Il n’y a toujours aucune séparation de juridictions entre le précepte (religieux) et la norme (qui dicte l’obligation politique), mais on accepte l’idée que leurs rapports ne puissent pas faire abstraction de compétences simplement contingentes différentes.
C’est Hawatmeh qui, du chaudron palestinien, approfondit dans les décennies le spectre théorique de ces options. Hawatmeh ambitionnerait de substituer l’État d’Israel avec une confédération palestinienne, d’orientation bien évidemment anti-sioniste et panarabe (imposer le panarabisme aux peuples et aux États arabes il lui semble une façon d’éterniser, sous les vestiges d’une foi indivisée, les mêmes pouvoirs qui ont lutté et luttent dans les conflits militaires).

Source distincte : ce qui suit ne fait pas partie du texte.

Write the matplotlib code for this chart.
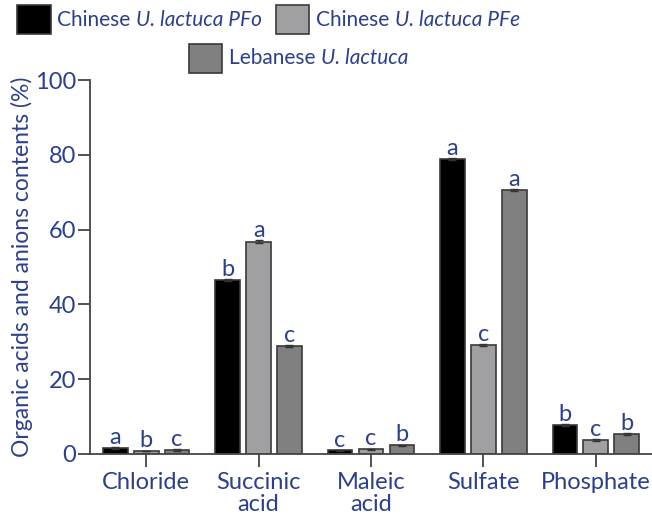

Ces trois Auteurs ne prônent pas l’inclusion institutionnelle du principe de laïcité: affirmer le contraire serait un forçage non satisfaisant sur le plan technique-juridique. Ils accueillent et soutiennent, toutefois, à différents degrés, les axes fondateurs du “jeu” démocratique: tripartition institutionnelle-organisationnelle des pouvoirs, reconnaissance des autonomies territoriales, intervention de l’État à des fins de redistribution économique, cessation de prétentions juridictionnelles et administratives par des élites religieuses. C’est un programme politique à des années-lumière du fondamentalisme et également loin du socialisme arabe nationale, expérimenté sous les dictatures en Syrie et en Iraq, où on visait à substituer les précédents régimes avec un mythe fondateur national qui englobât à sa façon et à son profit les codes obligatoires de dérivation religieuse. Bella et Hawatmeh montrent donc une spéculation (ϑεώρησις) legale qui accueille certaines des mêmes nécessités sociales qui motivèrent plus des trois siècles auparavant, le début de la sécularisation occidentale. En particulier: l’anti-autoritarisme, auto-determination et la pacification interétatique afin de garantir essentiellement les meilleures conditions de vie pour tous. La sécularisation, même lorsqu’elle est saisie dans ses présupposés embryonnaires et non mûrs, peut être un mosaïque de différences, dans des cadre de liberté. D’autant plus dans notre changeant échiquier méditerranéen.